Las Montañas Azules
Las montañas azules
Cuando niño, yo pensaba que las colinas de Los Teques eran montañas, y me imaginaba que mi tío Anicasio bajando por unas cumbres enormes, cuando venía de La Laguneta a Los Teques, para visitarnos unos días. Seguramente escuché alguna vez que hablaban de esa zona llamándola montaña, y así lo fijé, pero está también mi impresión cuando vi por primera vez ese bosque encendido de colores mate, y una extensión impresionante hasta unas colinas haciendo frente, que se confundían con las nubes o la neblina de aquellos días, en donde vivía mi tío cuidando una casa que era de nadie, porque nunca se presentó alguien a reclamar aquella propiedad.
Ya después cuando era joven y subía caminando hacia esas crestas arboleadas, para sentir el aire frío y dejarme llevar por el silencio y la soledad, sonreía indulgente, al recordar que allá en mi niñez imaginaba a mi tío cerca de la estufa, para protegerse del clima lacerante que lo entumecía, en esos páramos vertiginosos. En lo que nunca me equivoqué, fue en el recuerdo de esos verdes y azules intensos, del follaje y el cielo, y de los matices castaños de los cerros encrespados por un viento eterno.
Hoy me da igual que sean cerros o montañas, porque ya conozco su lenguaje, y nos entendemos en la serena evocación de intimidad que suscitan esos lugares sagrados, por donde caminaron nuestros ancestros, sin importar que la lluvia o el sol los azotaran desamparados durante toda la travesía, porque desde temprano entendían que el coraje y la aceptación formaban el carácter para enfrentar la adversidad.
Todo esto lo digo porque las personas de temperamento introvertido, o de paisajes brumosos, están predispuestas a vivir un poco aislados, aunque se encuentren en un mercado, y ese es su gran regalo, para entenderse con lo que algunos llaman la solitariedad, para distinguirlo de la soledad dolorosa, padecida involuntariamente, donde la solitariedad se muestra como un estado de meditación permanente, muy próximo al monólogo interior, que permite construir un mundo imaginario y vivir en él, aunque en apariencia se dedique a otras cosas.
Es un estado del alma, una suspensión de los sentidos para entrar en ese crepúsculo que se mueve entre la inconsciencia y la vigilia, como aquel cuadro de Millet, “La hora de ángelus”, que elaboró el pintor francés, cuando se acercaba a sus 60 años.

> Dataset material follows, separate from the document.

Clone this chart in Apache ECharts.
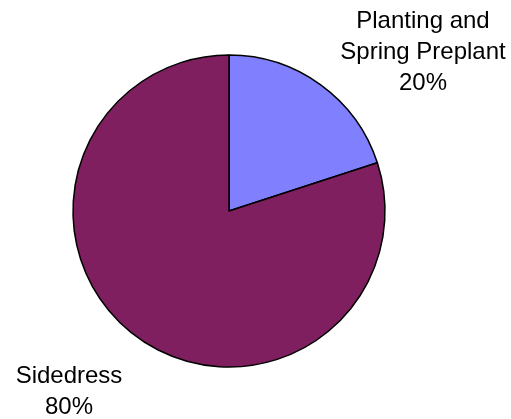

Ese estado crepuscular de la consciencia es quizás el más sustancial, para que aparezcan las imágenes represadas en nuestra psique, que emergen cargadas de un profundo significado, aunque no lo sepamos, y que siempre tienen una función catártica, para vaciarnos de la basura que no alcanzan a expulsar el sueño y el olvido.
Hay autores como Ernesto Sábato, que necesitaban ese tempo literario, para poder escribir y ahondar en reflexiones existenciales, y es casi seguro que a Vallejo y a Pessoa les ocurriría igual, para decir tanto, en tan pocas palabras, y conmover como lo hacían, a los espíritus menos dados al vuelo de la imaginación, porque sus escritos, sin ese clima de nostalgia y de palabra final, no alcanzarían a sobrepasar las defensas que diariamente levantamos frente a la silenciada finitud de la existencia.
Así era mi tío Anicasio, según creo. Mitad árbol y mitad humano, que a lo más soportaba unos días fuera de su monte, y que hablaba para sí, aunque hablara con otro, y luego remataba con una risa sentida, que no dejaba ver si era ironía o buen humor. Trabajaba mientras había sol, y dormía con la entrada de la noche. Nunca se dejó llevar por el trago ni el juego, sino a lo más, una mascada de tabaco entre ratos, porque vivía sin miedo a su aislamiento y tampoco temía a los fantasmas de su sombra.
Un alma sencilla, como los frutos de la tierra que sembraba, y un solo saco, que siempre olía a humo de leña quemada. Quizás heredé de él un poco de mi constitución, hecha para los climas templados. No tengo capacidad de tolerancia para el calor de las costas o los llanos, mientras que en un frío moderado se me aviva la imaginación, y hasta soy capaz de trabajar físicamente, cosa que nunca me ha gustado.
Por eso me siento tan emparentado con los bosques y montañas de climas sosegados, y por lo mismo siempre me he esmerado en seguir sus señales, porque nos enseñan a aceptar y bendecir esa condición de lo finito, de lo que nunca vuelve, con la sencillez de la fogata y la lluvia, aun con todo el colorido de sus formas vegetales, sin prometernos nada, sin prohibirnos nada, excepto la plenitud de un mundo que no aspira a ser eterno.
Imagen: El tío Anicasio. Carmen Elena Gedler.